— WHAT THE EXERCISE ASKS —
Omit the pictures and return every entry exactly as written.
──────── RECORD EXCERPTS ────────
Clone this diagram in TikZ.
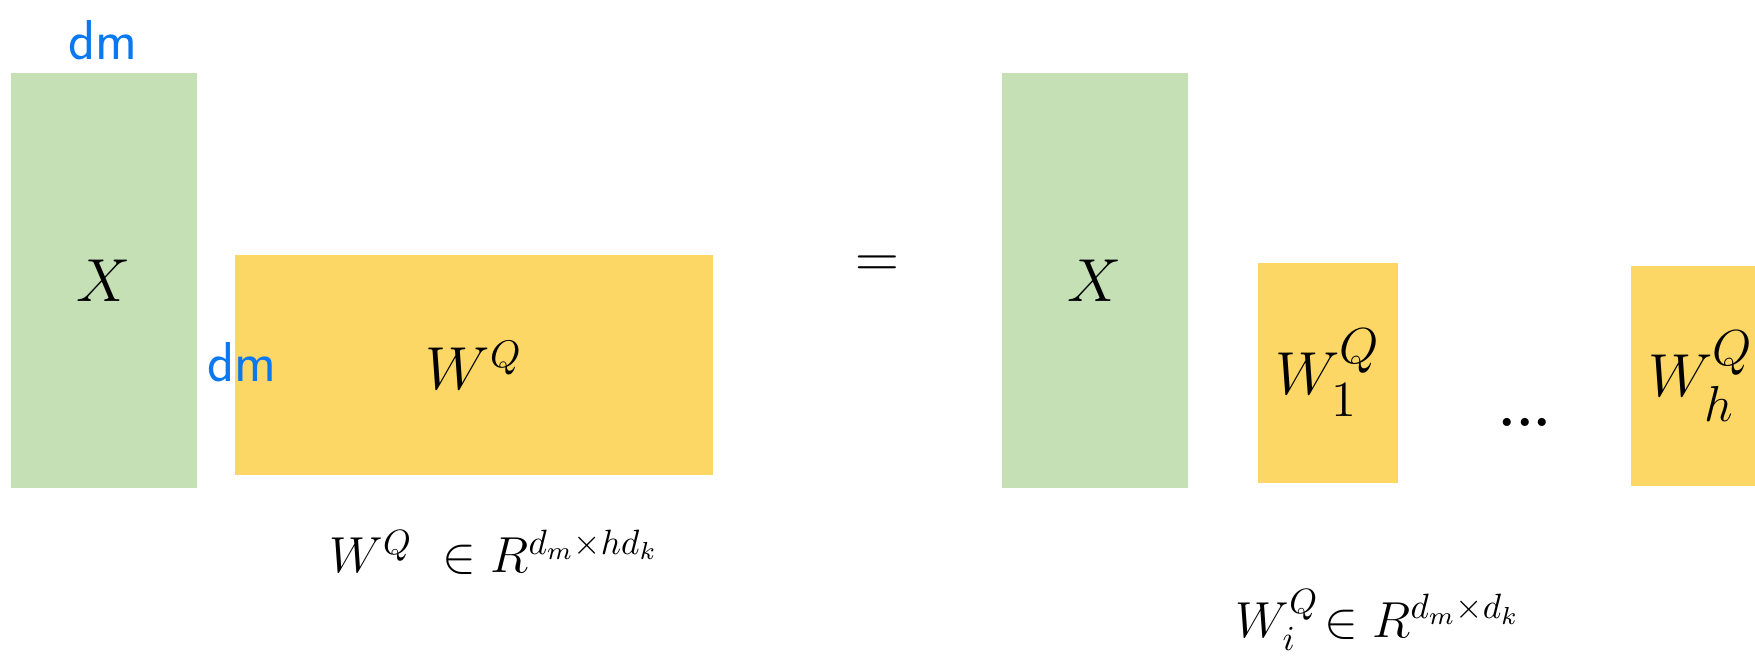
\documentclass[tikz,border=0pt]{standalone}
\usepackage{amsmath,amssymb}
\usepackage{tikz}
\usetikzlibrary{positioning}
\usepackage{xcolor}
\definecolor{matgreen}{RGB}{197,224,180}
\definecolor{matyellow}{RGB}{252,215,102}
\definecolor{penblue}{RGB}{10,120,240}

\begin{document}
\begin{tikzpicture}[
  greenmat/.style={fill=matgreen,inner sep=0pt,minimum width=1.86cm,minimum height=4.15cm,font=\fontsize{19}{22}\selectfont},
  yellowmat/.style={fill=matyellow,inner sep=0pt,font=\fontsize{19}{22}\selectfont},
  pen/.style={penblue,font=\fontsize{16}{18}\selectfont\sffamily}]
  \useasboundingbox (0,0) rectangle (17.55,-6.56);
  % left side: X times W^Q
  \node[greenmat] (xleft) at (1.04,-2.805) {$X$};
  \node[yellowmat,minimum width=4.78cm,minimum height=2.20cm,font=\fontsize{16}{19}\selectfont] (wq) at (4.74,-3.65) {$W^{Q}$};
  \node[pen] (dmtop) at (1.03,-0.40) {dm};
  \node[pen] (dmside) at (2.42,-3.62) {dm};
  \node[font=\fontsize{14}{17}\selectfont] (wqset) at (4.94,-5.52) {$W^{Q}\ \in R^{d_m\times hd_k}$};
  % equals
  \node[font=\fontsize{19}{22}\selectfont] (eq) at (8.77,-2.67) {$=$};
  % right side: X times the head blocks
  \node[greenmat] (xright) at (10.95,-2.805) {$X$};
  \node[yellowmat,minimum width=1.40cm,minimum height=2.20cm] (wone) at (13.28,-3.73) {$W_1^{Q}$};
  \node[font=\fontsize{16}{19}\selectfont\bfseries] (dots) at (15.25,-4.22) {...};
  \node[yellowmat,minimum width=1.40cm,minimum height=2.20cm] (wh) at (17.01,-3.76) {$W_h^{Q}$};
  \node[font=\fontsize{14}{17}\selectfont] (wiset) at (13.78,-6.20) {$W_i^{Q}\!\in R^{d_m\times d_k}$};
\end{tikzpicture}
\end{document}
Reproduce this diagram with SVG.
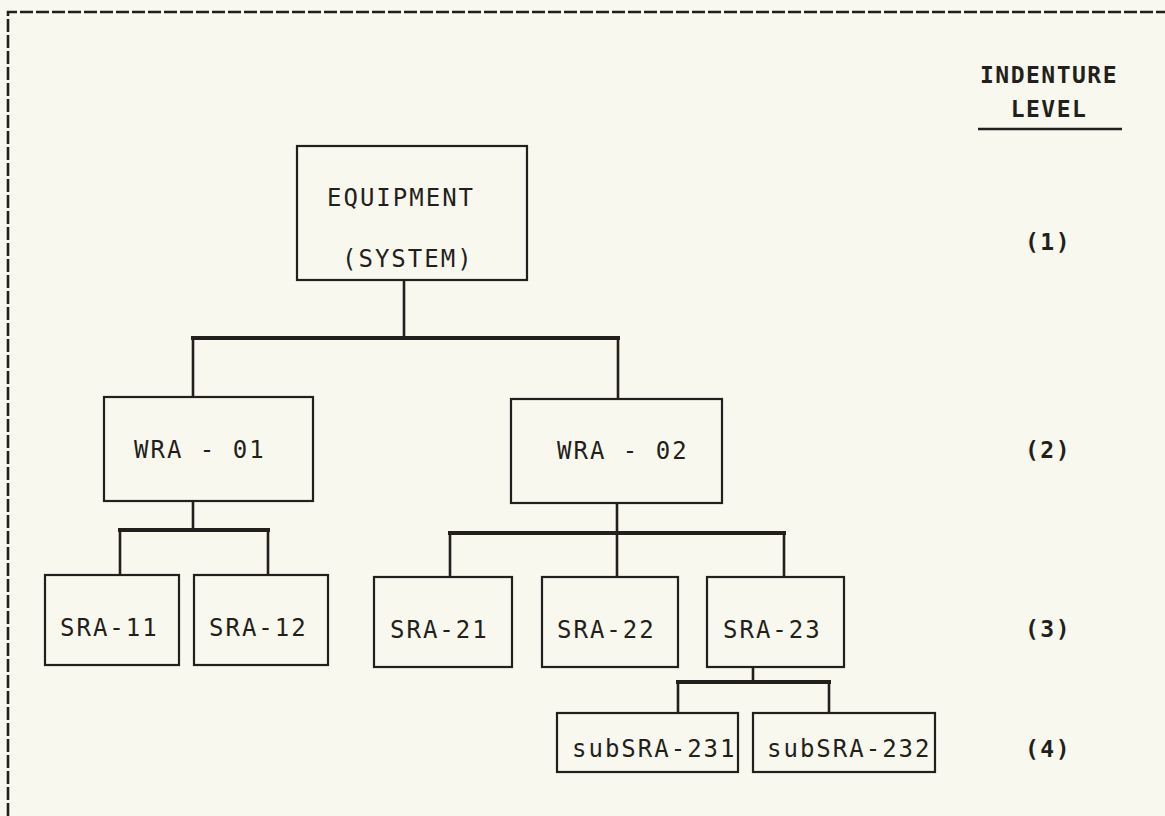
────────
— SOLVED PROBLEM —
Clone this diagram in TikZ.
\documentclass[tikz,border=0pt]{standalone}
\usepackage{amsmath,amssymb}
\usepackage{tikz}
\usetikzlibrary{positioning}
\usepackage{xcolor}
\definecolor{matgreen}{RGB}{197,224,180}
\definecolor{matyellow}{RGB}{252,215,102}
\definecolor{penblue}{RGB}{10,120,240}

\begin{document}
\begin{tikzpicture}[
  greenmat/.style={fill=matgreen,inner sep=0pt,minimum width=1.86cm,minimum height=4.15cm,font=\fontsize{19}{22}\selectfont},
  yellowmat/.style={fill=matyellow,inner sep=0pt,font=\fontsize{19}{22}\selectfont},
  pen/.style={penblue,font=\fontsize{16}{18}\selectfont\sffamily}]
  \useasboundingbox (0,0) rectangle (17.55,-6.56);
  % left side: X times W^Q
  \node[greenmat] (xleft) at (1.04,-2.805) {$X$};
  \node[yellowmat,minimum width=4.78cm,minimum height=2.20cm,font=\fontsize{16}{19}\selectfont] (wq) at (4.74,-3.65) {$W^{Q}$};
  \node[pen] (dmtop) at (1.03,-0.40) {dm};
  \node[pen] (dmside) at (2.42,-3.62) {dm};
  \node[font=\fontsize{14}{17}\selectfont] (wqset) at (4.94,-5.52) {$W^{Q}\ \in R^{d_m\times hd_k}$};
  % equals
  \node[font=\fontsize{19}{22}\selectfont] (eq) at (8.77,-2.67) {$=$};
  % right side: X times the head blocks
  \node[greenmat] (xright) at (10.95,-2.805) {$X$};
  \node[yellowmat,minimum width=1.40cm,minimum height=2.20cm] (wone) at (13.28,-3.73) {$W_1^{Q}$};
  \node[font=\fontsize{16}{19}\selectfont\bfseries] (dots) at (15.25,-4.22) {...};
  \node[yellowmat,minimum width=1.40cm,minimum height=2.20cm] (wh) at (17.01,-3.76) {$W_h^{Q}$};
  \node[font=\fontsize{14}{17}\selectfont] (wiset) at (13.78,-6.20) {$W_i^{Q}\!\in R^{d_m\times d_k}$};
\end{tikzpicture}
\end{document}
Reproduce this diagram with SVG.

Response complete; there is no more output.